Sometimes we get caught in what I call the haze of ordinary. It simply means that we aren’t paying attention to what’s going on in our lives and when something we don’t like happens, we just lament how bad life is and we sit there suffering.  How foolish can we be!  We are capable of making changes in our lives, in the ways we think about things and in what we do in response to challenges.  We sometimes just need a bit of a bump to bring us back into a mindful way of thinking.

By mindfulness, I mean paying attention to what’s going on and being open to trying new things to change the situation. This means living in the present moment and stopping ourselves when we get on the pity wagon before we take off and ride it for hours or days.  Yes, bad things happen in life.  That doesn’t mean I have to focus on them and wail about them forever.  I can also realize that good things happen in life too.  If I focus on my blessings rather than my problems, it makes the problems shrink in size.

Stress makes mindfulness more difficult. If we’re stressed, we focus on what’s stressing us out rather than on the good things going on around us.  I work on reducing my stress levels and think of it not as a selfish thing to be doing, but a necessary way of improving my life and the lives of those around me.  Let’s face it, if I’m out of sorts, then the people around me will know about it and, in most cases, pay for it too!

I have to stop sometimes and look at what’s really happening to me at that moment. I’m not in danger.  I’m not particularly uncomfortable.  The sun, if it’s not shining now, will shine again in a day or two.  The problems I’m experiencing, although they may seem insurmountable, will fade away and others will replace them.  But good things will keep happening too and I don’t want to miss any of them.  Remaining mindful helps me live in the moment and feel hopeful about life.



I’m mad. The anger lies just below the surface waiting to rear its’ ugly head. I lash out at the dog for minor infractions. I kick the wastepaper basket at work. I snap at friends and, in general, I hate myself for it. I’m depressed. It feels like a hopeless cycle, but I know better.

I have PTSD too. Mine is not from a wartime experience, but from living in a battle zone as I grew up. I learned to survive, but there are some things I carry with me that go along with those survival skills. I have to ride herd on the anger-beast within me all the time. I’ve done well over the years learning to do just that, but every now and then, it gets out; then watch out!

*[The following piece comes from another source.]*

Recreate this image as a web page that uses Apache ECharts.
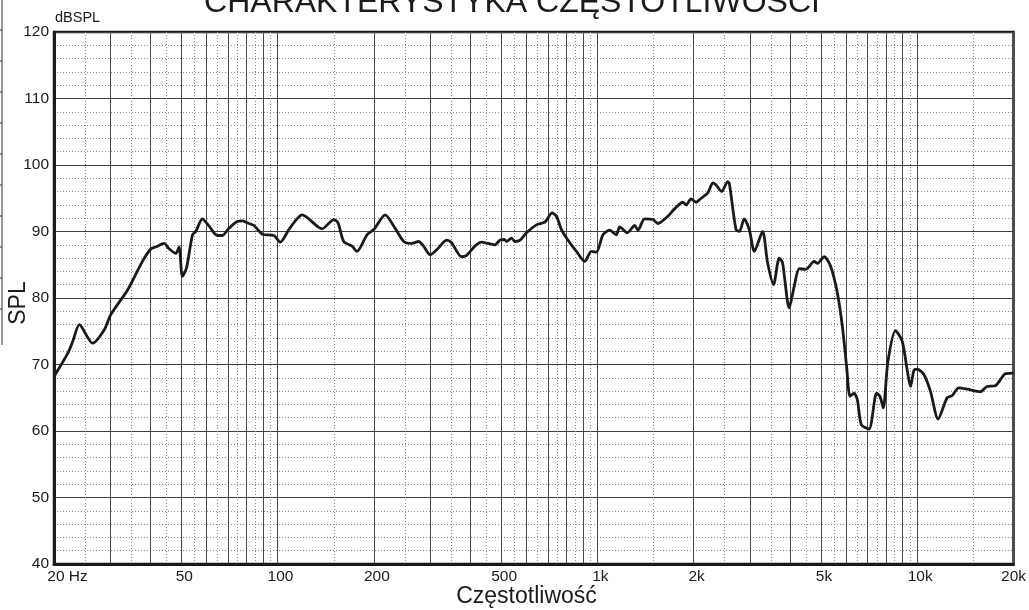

What am I angry about, you ask? It’s a lousy situation knowing that my spouse is in a nursing facility now. I never wanted that. I’m angry at myself for not being able to keep him at home. I know it’s not rational, but that doesn’t help. I’m a gerontologist. My specialty is handing problems dealing with aging, but I couldn’t help him. That makes me mad. Fighting family interference makes me madder. It’s a problem and I have to deal with it. Fortunately, help is available.

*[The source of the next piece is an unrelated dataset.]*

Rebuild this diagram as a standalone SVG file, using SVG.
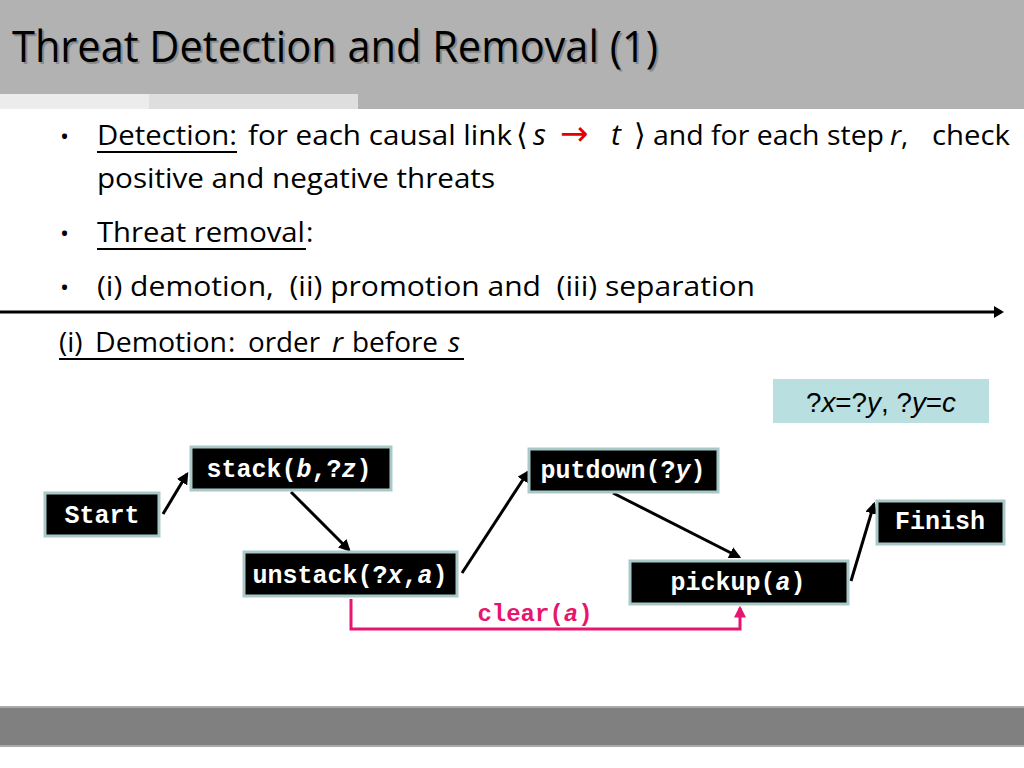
<svg xmlns="http://www.w3.org/2000/svg" width="1024" height="768" viewBox="0 0 1024 768">
<defs>
<style>
.body{font-family:"Open Sans","DejaVu Sans",sans-serif;font-size:28px;fill:#000}
.node rect{fill:#000;stroke:#a9c9c8;stroke-width:3}
.node text{font-family:"Liberation Mono","Courier New",monospace;font-size:25px;font-weight:bold;fill:#fff;text-anchor:middle}
.conn{stroke:#000;stroke-width:3;fill:none;marker-end:url(#ah)}
</style>
<marker id="ah" viewBox="0 0 10 10" refX="8" refY="5" markerWidth="4" markerHeight="4" orient="auto"><path d="M0,0 L10,5 L0,10 z" fill="#000"/></marker>
<marker id="ahp" viewBox="0 0 10 10" refX="8" refY="5" markerWidth="4" markerHeight="4" orient="auto"><path d="M0,0 L10,5 L0,10 z" fill="#e8156e"/></marker>
</defs>
<rect width="1024" height="768" fill="#fff"/>
<rect x="0" y="0" width="1024" height="109" fill="#b2b2b2"/>
<rect x="0" y="94" width="149" height="15" fill="#ececec"/>
<rect x="149" y="94" width="209" height="15" fill="#dedede"/>
<text x="14" y="64" font-family="Open Sans, DejaVu Sans, sans-serif" font-size="44" fill="#8a8a8a" textLength="646" lengthAdjust="spacingAndGlyphs">Threat Detection and Removal (1)</text>
<text x="12" y="62" font-family="Open Sans, DejaVu Sans, sans-serif" font-size="44" fill="#000" textLength="646" lengthAdjust="spacingAndGlyphs">Threat Detection and Removal (1)</text>
<g class="body">
<text x="60" y="145" font-size="24">•</text>
<text x="97" y="145" textLength="140" lengthAdjust="spacingAndGlyphs">Detection:</text>
<text x="248" y="145" textLength="264" lengthAdjust="spacingAndGlyphs">for each causal link</text>
<text x="516" y="145" font-family="DejaVu Sans, sans-serif" font-size="30">⟨</text>
<text x="533" y="145" font-style="italic" font-size="30">s</text>
<text x="560" y="145" fill="#e30000" font-family="DejaVu Sans, sans-serif" font-size="34">→</text>
<text x="611" y="145" font-style="italic" font-size="30">t</text>
<text x="634" y="145" font-family="DejaVu Sans, sans-serif" font-size="30">⟩</text>
<text x="653" y="145" textLength="231" lengthAdjust="spacingAndGlyphs">and for each step</text>
<text x="890" y="145"><tspan font-style="italic">r</tspan>,</text>
<text x="932" y="145" textLength="78" lengthAdjust="spacingAndGlyphs">check</text>
<text x="97" y="188" textLength="398" lengthAdjust="spacingAndGlyphs">positive and negative threats</text>
<text x="60" y="242" font-size="24">•</text>
<text x="97" y="242" textLength="208" lengthAdjust="spacingAndGlyphs">Threat removal</text><text x="306" y="242">:</text>
<text x="60" y="296" font-size="24">•</text>
<text x="97" y="296" textLength="658" lengthAdjust="spacingAndGlyphs" xml:space="preserve">(i) demotion,  (ii) promotion and  (iii) separation</text>
<text x="59" y="352">(i)</text>
<text x="95" y="352" textLength="132" lengthAdjust="spacingAndGlyphs">Demotion</text><text x="228" y="352">:</text>
<text x="248" y="352" textLength="72" lengthAdjust="spacingAndGlyphs">order</text>
<text x="332" y="352" font-style="italic">r</text>
<text x="352" y="352" textLength="86" lengthAdjust="spacingAndGlyphs">before</text>
<text x="448" y="352" font-style="italic">s</text>
</g>
<g stroke="#000" stroke-width="1.8">
<line x1="97" y1="152" x2="237" y2="152"/>
<line x1="97" y1="249" x2="306" y2="249"/>
<line x1="59" y1="359" x2="464" y2="359"/>
</g>
<g id="c-top">
<line x1="0" y1="312" x2="996" y2="312" stroke="#000" stroke-width="3"/>
<path d="M994,306 L1004,312 L994,318 z" fill="#000"/>
</g>
<g id="binding">
<rect x="773" y="379" width="216" height="44" fill="#b9dfe0"/>
<text x="881" y="412" font-family="Liberation Sans, Arial, sans-serif" font-size="27" text-anchor="middle" textLength="150" lengthAdjust="spacingAndGlyphs">?<tspan font-style="italic">x</tspan>=?<tspan font-style="italic">y</tspan>, ?<tspan font-style="italic">y</tspan>=<tspan font-style="italic">c</tspan></text>
</g>
<g id="connectors">
<line class="conn" x1="163" y1="514" x2="187" y2="474"/>
<line class="conn" x1="291" y1="492" x2="349" y2="550"/>
<line class="conn" x1="462" y1="573" x2="528" y2="472"/>
<line class="conn" x1="613" y1="493" x2="739" y2="557"/>
<line class="conn" x1="851" y1="581" x2="874" y2="504"/>
<path d="M351,599 V629 H740 V608" stroke="#e8156e" stroke-width="3" fill="none" marker-end="url(#ahp)"/>
<text x="535" y="621" font-family="Liberation Mono, Courier New, monospace" font-size="24" font-weight="bold" fill="#e8156e" text-anchor="middle">clear(<tspan font-style="italic">a</tspan>)</text>
</g>
<g id="start" class="node"><rect x="45" y="493" width="114" height="43"/><text x="102" y="523">Start</text></g>
<g id="stack" class="node"><rect x="191" y="447" width="200" height="43"/><text x="289" y="477">stack(<tspan font-style="italic">b</tspan>,?<tspan font-style="italic">z</tspan>)</text></g>
<g id="unstack" class="node"><rect x="244" y="552" width="213" height="44"/><text x="350" y="583">unstack(?<tspan font-style="italic">x</tspan>,<tspan font-style="italic">a</tspan>)</text></g>
<g id="putdown" class="node"><rect x="529" y="449" width="189" height="43"/><text x="623" y="478">putdown(?<tspan font-style="italic">y</tspan>)</text></g>
<g id="pickup" class="node"><rect x="630" y="561" width="218" height="43"/><text x="738" y="590">pickup(<tspan font-style="italic">a</tspan>)</text></g>
<g id="finish" class="node"><rect x="877" y="501" width="127" height="43"/><text x="940" y="529">Finish</text></g>
<rect x="0" y="706" width="1024" height="40" fill="#808080"/>
<rect x="0" y="706" width="1024" height="2" fill="#aaaaaa"/>
<rect x="0" y="745" width="1024" height="2" fill="#aaaaaa"/>
</svg>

So, what’s my secret to handling the red-rage? It’s not really a secret; it takes a lot of work. First off, I have to own my anger – admit that it’s there. That may seem like a no brainer, but you’d be surprised at how we can deny anger even when it’s staring us in the face. My tip-off is when the dog is sitting on the other side of the room with her ears down. Then I pay attention to what I’m doing: grousing and slamming things around as I think about what I want to say to the person who has ticked me off. Hard to deny that!

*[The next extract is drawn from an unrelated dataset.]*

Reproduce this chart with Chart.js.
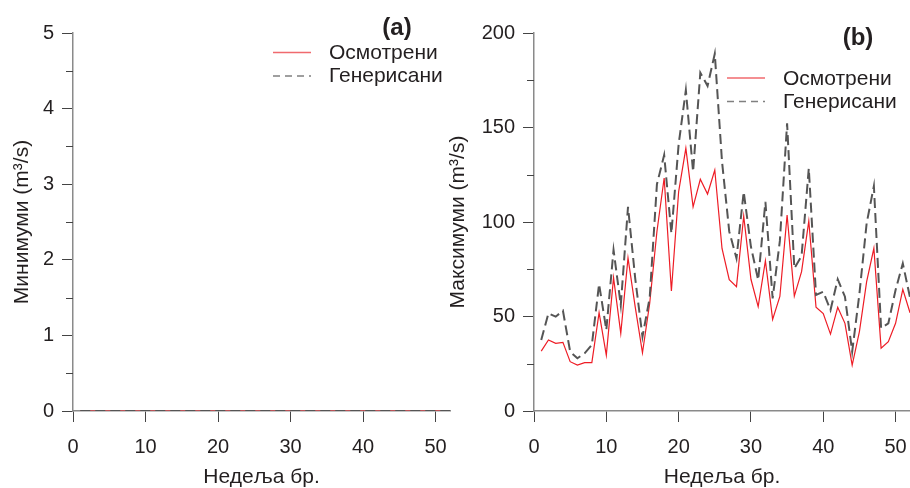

So, what’s the cure? I’ve had to look at a variety of solutions and play around with them until I found my personal favorite: music. I put on some music and crank it up! I take the time to think about how I’m letting my rage run my life.

There are many other ways to tame the tiger too:

• Using mindfulness which involves getting into the moment by focusing on what you are feeling right now. Anger makes us live in the past and robs us of the future. Bringing yourself back to the current moment helps us focus on what is happening now, not what happened a little while ago.
• Breathing exercises. Yes, simply taking control of your breathing can reduce your anger. By slowing your breathing down, you pull your body out of that “fight or flight” mode that comes with anger. It helps us release the anger too.
• Journaling. I use this technique too. When I get angry, my thoughts race and it’s hard to know just exactly what I am feeling, yet alone figure out a way to cope. Writing it down allows me to organize my thoughts without the anger clouding the issues. It’s one of the healthiest things I do.
• Do a reality check on your expectations. Sometimes I get angry with others because I’m already angry. That’s not fair to them. It’s kind of the kick the dog issue when you’re mad about something else and you take it out on the dog simply because he’s there. I don’t want to do that with my dog or the kids, or anyone else for that matter. My anger is my responsibility and I am the one who needs to deal with it.

There are more ways to cope with anger. The main thing is that you start looking at how to control yours. Don’t let anger manage you; there’s too much at stake. Instead start managing your anger today!